BRIEF -
Copy every line, exactly and only, from the line containing "What matplotlib code" to the line containing "plt.rcParams['font.family'] = ['Open", both lines included.
:::::
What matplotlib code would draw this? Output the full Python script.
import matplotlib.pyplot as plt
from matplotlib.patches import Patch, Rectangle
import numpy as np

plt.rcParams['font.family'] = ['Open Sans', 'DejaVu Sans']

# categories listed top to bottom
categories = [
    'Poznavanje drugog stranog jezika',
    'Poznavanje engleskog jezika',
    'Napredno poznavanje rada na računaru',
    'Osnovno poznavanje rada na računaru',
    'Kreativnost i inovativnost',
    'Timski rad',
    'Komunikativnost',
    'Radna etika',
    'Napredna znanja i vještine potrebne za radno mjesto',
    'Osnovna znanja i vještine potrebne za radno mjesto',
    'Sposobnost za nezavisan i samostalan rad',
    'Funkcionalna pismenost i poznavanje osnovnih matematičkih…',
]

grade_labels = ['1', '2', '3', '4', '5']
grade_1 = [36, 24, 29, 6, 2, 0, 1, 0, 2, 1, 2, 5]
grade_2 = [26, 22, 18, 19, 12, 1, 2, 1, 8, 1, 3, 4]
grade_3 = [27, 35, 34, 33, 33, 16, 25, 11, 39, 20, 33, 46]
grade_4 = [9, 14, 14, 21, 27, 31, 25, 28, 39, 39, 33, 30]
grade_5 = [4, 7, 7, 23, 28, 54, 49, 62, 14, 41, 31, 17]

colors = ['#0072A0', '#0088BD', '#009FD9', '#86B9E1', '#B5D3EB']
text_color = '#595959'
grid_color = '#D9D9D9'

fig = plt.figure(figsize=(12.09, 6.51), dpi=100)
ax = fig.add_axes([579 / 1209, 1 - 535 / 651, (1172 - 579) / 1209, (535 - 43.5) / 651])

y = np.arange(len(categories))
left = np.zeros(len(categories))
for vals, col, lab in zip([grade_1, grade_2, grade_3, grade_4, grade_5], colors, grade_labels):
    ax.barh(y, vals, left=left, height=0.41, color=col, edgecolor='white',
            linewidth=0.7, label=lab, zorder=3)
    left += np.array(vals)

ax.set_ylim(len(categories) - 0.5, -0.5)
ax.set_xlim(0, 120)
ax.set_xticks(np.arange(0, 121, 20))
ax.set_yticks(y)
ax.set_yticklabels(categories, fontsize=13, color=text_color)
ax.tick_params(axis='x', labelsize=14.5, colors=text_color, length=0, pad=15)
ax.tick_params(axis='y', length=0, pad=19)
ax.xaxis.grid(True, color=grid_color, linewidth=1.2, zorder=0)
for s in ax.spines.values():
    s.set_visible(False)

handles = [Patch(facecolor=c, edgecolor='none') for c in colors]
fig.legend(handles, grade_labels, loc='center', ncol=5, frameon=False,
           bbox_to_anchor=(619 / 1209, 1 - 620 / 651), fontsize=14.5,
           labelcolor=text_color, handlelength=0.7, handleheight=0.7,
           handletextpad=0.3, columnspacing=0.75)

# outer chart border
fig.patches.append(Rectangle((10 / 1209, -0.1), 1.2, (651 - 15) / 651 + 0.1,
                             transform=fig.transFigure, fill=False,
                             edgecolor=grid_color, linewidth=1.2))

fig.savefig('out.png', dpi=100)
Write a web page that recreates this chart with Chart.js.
:::::
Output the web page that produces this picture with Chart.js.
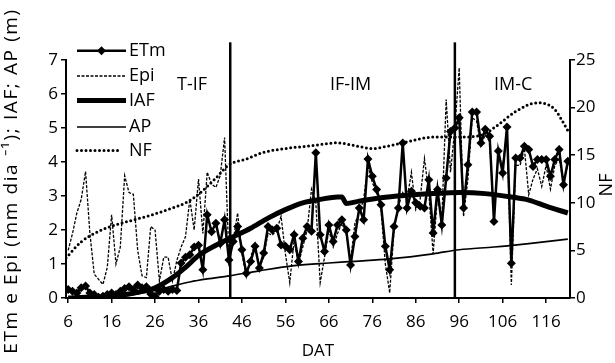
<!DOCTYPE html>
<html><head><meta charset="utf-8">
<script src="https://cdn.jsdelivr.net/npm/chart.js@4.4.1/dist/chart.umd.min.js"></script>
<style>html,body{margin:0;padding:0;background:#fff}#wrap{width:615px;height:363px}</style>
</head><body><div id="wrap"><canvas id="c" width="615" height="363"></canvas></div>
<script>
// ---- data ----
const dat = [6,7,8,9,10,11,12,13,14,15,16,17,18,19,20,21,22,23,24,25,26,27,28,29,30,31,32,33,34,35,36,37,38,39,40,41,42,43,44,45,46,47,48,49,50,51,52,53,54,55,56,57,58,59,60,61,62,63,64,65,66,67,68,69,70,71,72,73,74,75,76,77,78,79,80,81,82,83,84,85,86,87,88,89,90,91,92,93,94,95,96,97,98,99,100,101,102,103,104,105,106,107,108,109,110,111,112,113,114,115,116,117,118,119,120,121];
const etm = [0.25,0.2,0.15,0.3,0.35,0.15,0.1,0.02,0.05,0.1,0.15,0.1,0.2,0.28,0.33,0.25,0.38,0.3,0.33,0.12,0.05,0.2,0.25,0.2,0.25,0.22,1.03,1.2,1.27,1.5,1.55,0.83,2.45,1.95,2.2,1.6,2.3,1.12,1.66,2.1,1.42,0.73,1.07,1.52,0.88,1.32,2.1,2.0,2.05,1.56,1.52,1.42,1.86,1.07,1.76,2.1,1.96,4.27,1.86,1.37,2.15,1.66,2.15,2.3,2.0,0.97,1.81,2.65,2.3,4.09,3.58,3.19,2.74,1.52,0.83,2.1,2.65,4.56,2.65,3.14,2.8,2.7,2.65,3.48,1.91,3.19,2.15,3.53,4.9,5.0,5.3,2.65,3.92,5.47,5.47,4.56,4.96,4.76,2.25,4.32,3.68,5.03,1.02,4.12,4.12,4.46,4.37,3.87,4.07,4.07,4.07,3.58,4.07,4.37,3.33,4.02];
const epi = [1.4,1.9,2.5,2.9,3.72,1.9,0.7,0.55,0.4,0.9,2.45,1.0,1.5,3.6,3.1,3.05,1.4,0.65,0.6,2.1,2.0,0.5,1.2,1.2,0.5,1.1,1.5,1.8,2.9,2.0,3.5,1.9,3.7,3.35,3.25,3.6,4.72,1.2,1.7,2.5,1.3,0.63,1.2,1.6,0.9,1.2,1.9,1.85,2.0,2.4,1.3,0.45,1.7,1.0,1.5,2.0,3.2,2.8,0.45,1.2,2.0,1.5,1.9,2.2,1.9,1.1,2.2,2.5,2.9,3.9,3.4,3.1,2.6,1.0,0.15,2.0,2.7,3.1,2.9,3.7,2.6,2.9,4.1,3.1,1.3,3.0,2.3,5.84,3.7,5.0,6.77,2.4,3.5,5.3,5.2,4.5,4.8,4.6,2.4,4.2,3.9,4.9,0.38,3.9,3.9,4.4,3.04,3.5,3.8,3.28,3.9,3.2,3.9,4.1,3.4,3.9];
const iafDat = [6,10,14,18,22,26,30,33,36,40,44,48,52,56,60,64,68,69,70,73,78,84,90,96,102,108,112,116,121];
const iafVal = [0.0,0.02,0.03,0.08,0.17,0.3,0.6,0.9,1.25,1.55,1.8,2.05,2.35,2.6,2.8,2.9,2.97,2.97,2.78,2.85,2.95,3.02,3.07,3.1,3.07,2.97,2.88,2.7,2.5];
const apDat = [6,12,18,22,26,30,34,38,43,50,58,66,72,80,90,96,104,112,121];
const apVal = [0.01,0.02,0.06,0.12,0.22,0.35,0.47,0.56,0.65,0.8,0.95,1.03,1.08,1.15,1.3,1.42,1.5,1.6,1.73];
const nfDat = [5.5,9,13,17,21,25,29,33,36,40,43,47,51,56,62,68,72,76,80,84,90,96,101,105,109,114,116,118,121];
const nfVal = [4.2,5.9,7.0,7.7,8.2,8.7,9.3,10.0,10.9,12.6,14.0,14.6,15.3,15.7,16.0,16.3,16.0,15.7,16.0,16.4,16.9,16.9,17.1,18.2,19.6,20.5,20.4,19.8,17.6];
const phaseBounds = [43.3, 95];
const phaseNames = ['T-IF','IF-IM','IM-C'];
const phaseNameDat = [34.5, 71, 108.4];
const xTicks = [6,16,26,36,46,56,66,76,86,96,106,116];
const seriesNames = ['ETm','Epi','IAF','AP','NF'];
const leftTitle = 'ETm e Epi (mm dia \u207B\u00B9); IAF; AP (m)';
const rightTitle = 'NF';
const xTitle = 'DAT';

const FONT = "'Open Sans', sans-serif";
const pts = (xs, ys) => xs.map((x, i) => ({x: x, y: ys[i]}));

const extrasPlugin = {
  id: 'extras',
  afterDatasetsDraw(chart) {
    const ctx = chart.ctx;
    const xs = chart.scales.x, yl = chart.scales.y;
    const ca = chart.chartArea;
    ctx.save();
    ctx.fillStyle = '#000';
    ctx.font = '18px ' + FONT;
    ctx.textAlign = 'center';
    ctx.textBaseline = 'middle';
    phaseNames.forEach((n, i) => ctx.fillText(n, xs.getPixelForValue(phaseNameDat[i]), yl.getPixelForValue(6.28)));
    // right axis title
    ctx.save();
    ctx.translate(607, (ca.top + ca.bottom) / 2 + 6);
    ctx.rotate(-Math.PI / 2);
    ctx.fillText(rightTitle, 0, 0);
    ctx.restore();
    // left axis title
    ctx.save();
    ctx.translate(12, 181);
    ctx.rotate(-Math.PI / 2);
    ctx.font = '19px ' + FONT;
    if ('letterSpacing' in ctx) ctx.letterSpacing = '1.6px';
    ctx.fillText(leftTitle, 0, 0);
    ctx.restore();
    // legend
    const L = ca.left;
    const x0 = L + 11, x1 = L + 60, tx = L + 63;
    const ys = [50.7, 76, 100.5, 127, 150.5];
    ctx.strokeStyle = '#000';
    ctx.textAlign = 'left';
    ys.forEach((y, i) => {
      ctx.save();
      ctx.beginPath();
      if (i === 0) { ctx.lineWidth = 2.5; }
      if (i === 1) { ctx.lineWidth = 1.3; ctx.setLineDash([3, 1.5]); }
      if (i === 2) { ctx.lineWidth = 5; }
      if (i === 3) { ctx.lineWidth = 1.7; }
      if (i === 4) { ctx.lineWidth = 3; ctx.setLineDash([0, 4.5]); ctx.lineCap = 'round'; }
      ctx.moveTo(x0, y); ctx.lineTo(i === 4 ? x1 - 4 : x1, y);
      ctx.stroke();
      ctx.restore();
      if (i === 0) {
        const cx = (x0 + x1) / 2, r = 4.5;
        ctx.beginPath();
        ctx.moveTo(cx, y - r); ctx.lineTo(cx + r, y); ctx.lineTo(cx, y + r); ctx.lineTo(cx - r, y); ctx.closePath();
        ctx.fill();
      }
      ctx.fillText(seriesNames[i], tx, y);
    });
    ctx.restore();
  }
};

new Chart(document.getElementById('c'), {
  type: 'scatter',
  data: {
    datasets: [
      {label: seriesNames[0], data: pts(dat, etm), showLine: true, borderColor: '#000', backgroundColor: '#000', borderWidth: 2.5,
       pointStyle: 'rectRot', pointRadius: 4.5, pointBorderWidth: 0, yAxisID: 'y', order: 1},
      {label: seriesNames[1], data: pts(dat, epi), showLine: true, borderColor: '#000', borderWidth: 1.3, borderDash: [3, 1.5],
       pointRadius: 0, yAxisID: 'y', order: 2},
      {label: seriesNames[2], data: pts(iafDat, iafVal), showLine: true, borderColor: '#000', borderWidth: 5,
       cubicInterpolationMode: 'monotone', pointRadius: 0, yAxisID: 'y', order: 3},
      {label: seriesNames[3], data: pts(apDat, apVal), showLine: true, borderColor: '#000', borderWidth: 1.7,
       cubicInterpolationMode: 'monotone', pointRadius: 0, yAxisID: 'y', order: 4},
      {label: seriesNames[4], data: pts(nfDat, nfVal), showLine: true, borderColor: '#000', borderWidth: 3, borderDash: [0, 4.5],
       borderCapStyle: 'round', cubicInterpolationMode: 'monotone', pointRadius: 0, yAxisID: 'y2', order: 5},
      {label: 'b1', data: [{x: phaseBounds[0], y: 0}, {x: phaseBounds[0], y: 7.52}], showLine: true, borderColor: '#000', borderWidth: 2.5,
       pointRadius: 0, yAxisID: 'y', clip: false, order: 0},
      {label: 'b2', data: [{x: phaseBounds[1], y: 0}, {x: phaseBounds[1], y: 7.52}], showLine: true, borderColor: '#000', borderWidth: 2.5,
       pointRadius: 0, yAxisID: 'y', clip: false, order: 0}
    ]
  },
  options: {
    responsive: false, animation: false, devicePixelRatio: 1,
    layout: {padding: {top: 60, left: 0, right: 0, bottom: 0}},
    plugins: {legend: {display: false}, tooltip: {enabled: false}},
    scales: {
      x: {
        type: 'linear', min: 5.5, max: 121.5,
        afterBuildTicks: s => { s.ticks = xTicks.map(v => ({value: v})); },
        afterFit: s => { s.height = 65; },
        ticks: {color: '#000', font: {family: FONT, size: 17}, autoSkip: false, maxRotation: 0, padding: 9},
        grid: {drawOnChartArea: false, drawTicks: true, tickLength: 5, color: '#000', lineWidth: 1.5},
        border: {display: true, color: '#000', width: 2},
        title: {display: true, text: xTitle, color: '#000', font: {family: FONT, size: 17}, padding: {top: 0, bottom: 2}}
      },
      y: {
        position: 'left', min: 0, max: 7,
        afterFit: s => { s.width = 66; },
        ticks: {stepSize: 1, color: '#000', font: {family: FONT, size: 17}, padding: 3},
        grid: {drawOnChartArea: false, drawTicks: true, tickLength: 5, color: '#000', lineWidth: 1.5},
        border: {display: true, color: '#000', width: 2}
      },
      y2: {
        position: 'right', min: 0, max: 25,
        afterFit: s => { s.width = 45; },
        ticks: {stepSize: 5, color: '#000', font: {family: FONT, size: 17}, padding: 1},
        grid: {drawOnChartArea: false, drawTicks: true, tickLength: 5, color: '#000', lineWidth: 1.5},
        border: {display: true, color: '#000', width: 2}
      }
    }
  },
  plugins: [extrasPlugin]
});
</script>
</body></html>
:::::
ANSWER TO THIS TASK -
What matplotlib code would draw this? Output the full Python script.
import matplotlib.pyplot as plt
from matplotlib.patches import Patch, Rectangle
import numpy as np

plt.rcParams['font.family'] = ['Open Sans', 'DejaVu Sans']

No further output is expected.